[start of The input]

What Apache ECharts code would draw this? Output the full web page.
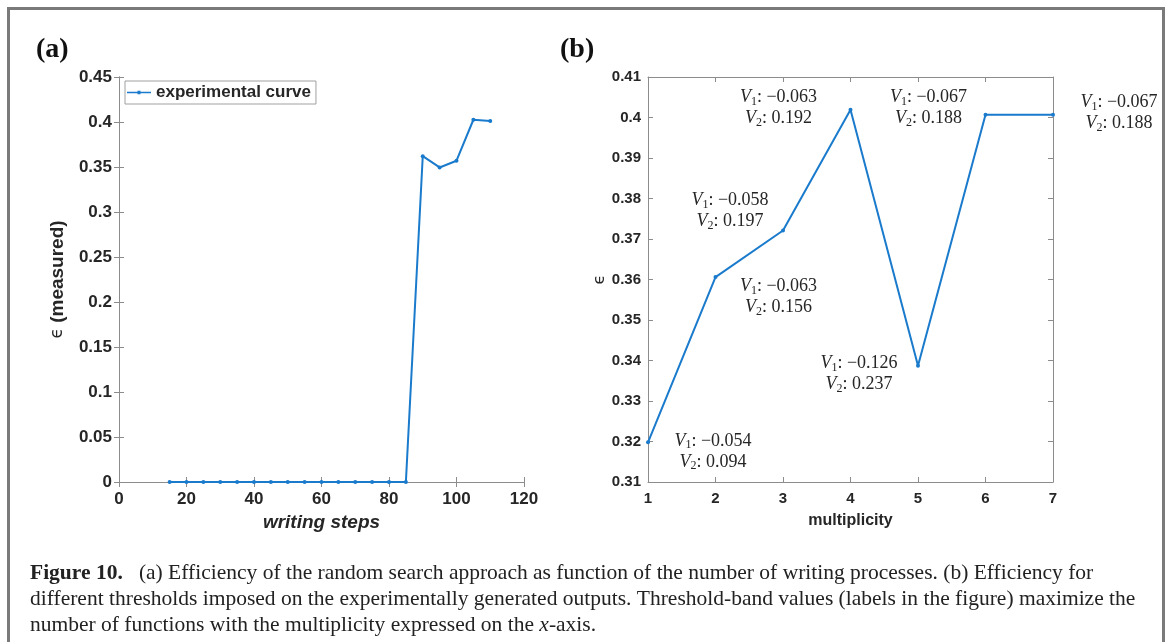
<!DOCTYPE html>
<html>
<head>
<meta charset="utf-8">
<script src="https://cdn.jsdelivr.net/npm/echarts@6/dist/echarts.min.js"></script>
<style>
  html, body { margin: 0; padding: 0; background: #fff; }
  #main { width: 1170px; height: 642px; }
</style>
</head>
<body>
<div id="main"></div>
<script>
// panel (a): efficiency vs writing steps
const writingSteps = [15, 20, 25, 30, 35, 40, 45, 50, 55, 60, 65, 70, 75, 80, 85, 90, 95, 100, 105, 110];
const effMeasured = [0, 0, 0, 0, 0, 0, 0, 0, 0, 0, 0, 0, 0, 0, 0, 0.362, 0.3495, 0.357, 0.4025, 0.401];

// panel (b): efficiency vs multiplicity, with threshold labels
const multiplicity = [1, 2, 3, 4, 5, 6, 7];
const effMult = [0.3198, 0.3606, 0.3721, 0.4019, 0.3387, 0.4007, 0.4007];
const v1Values = ['\u22120.054', '\u22120.063', '\u22120.058', '\u22120.063', '\u22120.126', '\u22120.067', '\u22120.067'];
const v2Values = ['0.094', '0.156', '0.197', '0.192', '0.237', '0.188', '0.188'];

// where each label sits relative to its point (px)
const labelOffsets = [[65, 9], [63, 20], [-53, -20], [-72, -2], [-59, 8], [-57, -7], [66, -2]];

const BLUE = '#1a7acc';
const AXIS = '#8c8c8c';
const TXT = '#262626';

const chart = echarts.init(document.getElementById('main'));

function numFmt(v) {
  return String(parseFloat(v.toFixed(2)));
}

function boxAxis(gridIndex, pos, min, max, interval) {
  return {
    type: 'value', gridIndex: gridIndex, position: pos,
    min: min, max: max, interval: interval,
    axisLine: { show: true, lineStyle: { color: AXIS, width: 1 } },
    axisTick: { show: true, inside: true, length: 5, lineStyle: { color: AXIS } },
    axisLabel: { show: false },
    splitLine: { show: false }
  };
}

const sans = 'Liberation Sans, Arial, sans-serif';
const serif = 'Liberation Serif, Times New Roman, serif';
const tickFont = { color: TXT, fontWeight: 'bold', fontFamily: sans };
const capSize = 21.5;

chart.setOption({
  animation: false,
  backgroundColor: '#fff',
  grid: [
    { left: 119, top: 77, width: 405, height: 405 },
    { left: 648, top: 77, width: 405, height: 405 }
  ],
  legend: {
    data: ['experimental curve'],
    left: 125, top: 81,
    borderColor: '#a0a0a0', borderWidth: 1,
    padding: [3, 5, 3, 2],
    itemWidth: 24, itemHeight: 4, itemGap: 2,
    icon: 'path://M0,1.3L24,1.3L24,2.7L0,2.7Z M10.5,0.2L13.5,0.2L13.5,3.8L10.5,3.8Z',
    backgroundColor: '#fff',
    textStyle: { color: TXT, fontSize: 17, lineHeight: 17, fontWeight: 'bold', fontFamily: sans }
  },
  xAxis: [
    {
      type: 'value', gridIndex: 0, min: 0, max: 120, interval: 20,
      axisLine: { show: true, lineStyle: { color: AXIS } },
      axisTick: { show: true, inside: true, length: 5, lineStyle: { color: AXIS } },
      axisLabel: Object.assign({ fontSize: 17, margin: 9 }, tickFont),
      splitLine: { show: false },
      name: 'writing steps', nameLocation: 'middle', nameGap: 30,
      nameTextStyle: { color: TXT, fontSize: 19, fontWeight: 'bold', fontStyle: 'italic', fontFamily: sans }
    },
    boxAxis(0, 'top', 0, 120, 20),
    {
      type: 'value', gridIndex: 1, min: 1, max: 7, interval: 1,
      axisLine: { show: true, lineStyle: { color: AXIS } },
      axisTick: { show: true, inside: true, length: 5, lineStyle: { color: AXIS } },
      axisLabel: Object.assign({ fontSize: 15, margin: 9 }, tickFont),
      splitLine: { show: false },
      name: 'multiplicity', nameLocation: 'middle', nameGap: 31,
      nameTextStyle: { color: TXT, fontSize: 16, fontWeight: 'bold', fontFamily: sans }
    },
    boxAxis(1, 'top', 1, 7, 1)
  ],
  yAxis: [
    {
      type: 'value', gridIndex: 0, min: 0, max: 0.45, interval: 0.05,
      axisLine: { show: true, lineStyle: { color: AXIS } },
      axisTick: { show: true, inside: true, length: 5, lineStyle: { color: AXIS } },
      axisLabel: Object.assign({ fontSize: 17, margin: 7, formatter: numFmt }, tickFont),
      splitLine: { show: false },
      name: '{e|\u03f5} (measured)', nameLocation: 'middle', nameGap: 52, nameRotate: 90,
      nameTextStyle: {
        color: TXT, fontSize: 19, fontWeight: 'bold', fontFamily: sans,
        rich: { e: { fontSize: 17, fontWeight: 'normal', color: TXT, fontFamily: 'DejaVu Sans, sans-serif' } }
      }
    },
    boxAxis(0, 'right', 0, 0.45, 0.05),
    {
      type: 'value', gridIndex: 1, min: 0.31, max: 0.41, interval: 0.01,
      axisLine: { show: true, lineStyle: { color: AXIS } },
      axisTick: { show: true, inside: true, length: 5, lineStyle: { color: AXIS } },
      axisLabel: Object.assign({ fontSize: 15, margin: 7, formatter: numFmt }, tickFont),
      splitLine: { show: false },
      name: '\u03f5', nameLocation: 'middle', nameGap: 40, nameRotate: 90,
      nameTextStyle: { color: TXT, fontSize: 16, fontFamily: 'DejaVu Sans, sans-serif' }
    },
    boxAxis(1, 'right', 0.31, 0.41, 0.01)
  ],
  series: [
    {
      name: 'experimental curve', type: 'line',
      xAxisIndex: 0, yAxisIndex: 0,
      data: writingSteps.map(function (x, i) { return [x, effMeasured[i]]; }),
      symbol: 'circle', symbolSize: 4, showSymbol: true,
      itemStyle: { color: BLUE },
      lineStyle: { color: BLUE, width: 2 }
    },
    {
      name: 'thresholds', type: 'line',
      xAxisIndex: 2, yAxisIndex: 2,
      data: multiplicity.map(function (m, i) {
        return {
          value: [m, effMult[i]],
          label: { offset: labelOffsets[i] }
        };
      }),
      symbol: 'circle', symbolSize: 4, showSymbol: true,
      itemStyle: { color: BLUE },
      lineStyle: { color: BLUE, width: 2 },
      label: {
        show: true, position: 'inside', align: 'center', verticalAlign: 'middle',
        formatter: function (p) {
          return '{v|V}{s|1}{t|: ' + v1Values[p.dataIndex] + '}\n{v|V}{s|2}{t|: ' + v2Values[p.dataIndex] + '}';
        },
        rich: {
          v: { fontFamily: serif, fontStyle: 'italic', fontSize: 18, color: TXT, lineHeight: 21 },
          s: { fontFamily: serif, fontSize: 12, color: TXT, verticalAlign: 'bottom', lineHeight: 13 },
          t: { fontFamily: serif, fontSize: 18, color: TXT, lineHeight: 21 }
        }
      }
    }
  ],
  graphic: [
    {
      type: 'rect', silent: true,
      shape: { x: 8.5, y: 8.5, width: 1155, height: 700 },
      style: { fill: 'none', stroke: '#7a7a7a', lineWidth: 3 }
    },
    {
      type: 'text', left: 36, top: 36,
      style: { text: '(a)', font: 'bold 28px ' + serif, fill: '#111' }
    },
    {
      type: 'text', left: 560, top: 36,
      style: { text: '(b)', font: 'bold 28px ' + serif, fill: '#111' }
    },
    {
      type: 'text', left: 30, top: 562,
      style: {
        text: '{b|Figure 10.}   (a) Efficiency of the random search approach as function of the number of writing processes. (b) Efficiency for',
        font: capSize + 'px ' + serif, fill: '#222',
        rich: { b: { fontWeight: 'bold', fontSize: capSize, fontFamily: serif, fill: '#222' } }
      }
    },
    {
      type: 'text', left: 30, top: 588,
      style: {
        text: 'different thresholds imposed on the experimentally generated outputs. Threshold-band values (labels in the figure) maximize the',
        font: capSize + 'px ' + serif, fill: '#222'
      }
    },
    {
      type: 'text', left: 30, top: 614,
      style: {
        text: 'number of functions with the multiplicity expressed on the {i|x}-axis.',
        font: capSize + 'px ' + serif, fill: '#222',
        rich: { i: { fontStyle: 'italic', fontSize: capSize, fontFamily: serif, fill: '#222' } }
      }
    }
  ]
});
</script>
</body>
</html>
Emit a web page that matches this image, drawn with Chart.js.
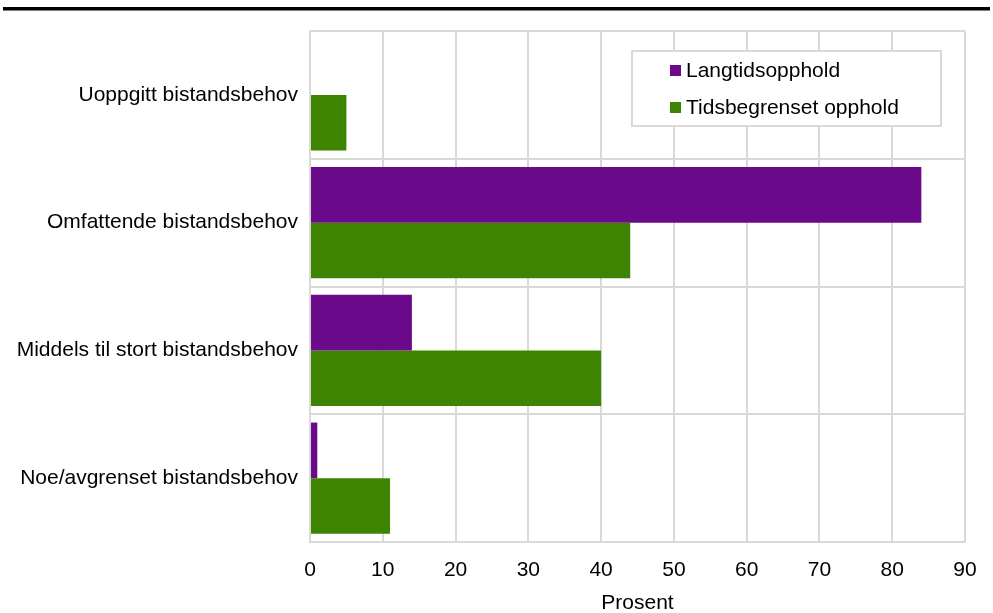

[end of The input]

-- Exercise directions --
Copy exactly the lines running from the beginning of the listing through the line that has "0.357, 0.4025, 0.401];". Drop the pictures.

-- Exercise result --
What Apache ECharts code would draw this? Output the full web page.
<!DOCTYPE html>
<html>
<head>
<meta charset="utf-8">
<script src="https://cdn.jsdelivr.net/npm/echarts@6/dist/echarts.min.js"></script>
<style>
  html, body { margin: 0; padding: 0; background: #fff; }
  #main { width: 1170px; height: 642px; }
</style>
</head>
<body>
<div id="main"></div>
<script>
// panel (a): efficiency vs writing steps
const writingSteps = [15, 20, 25, 30, 35, 40, 45, 50, 55, 60, 65, 70, 75, 80, 85, 90, 95, 100, 105, 110];
const effMeasured = [0, 0, 0, 0, 0, 0, 0, 0, 0, 0, 0, 0, 0, 0, 0, 0.362, 0.3495, 0.357, 0.4025, 0.401];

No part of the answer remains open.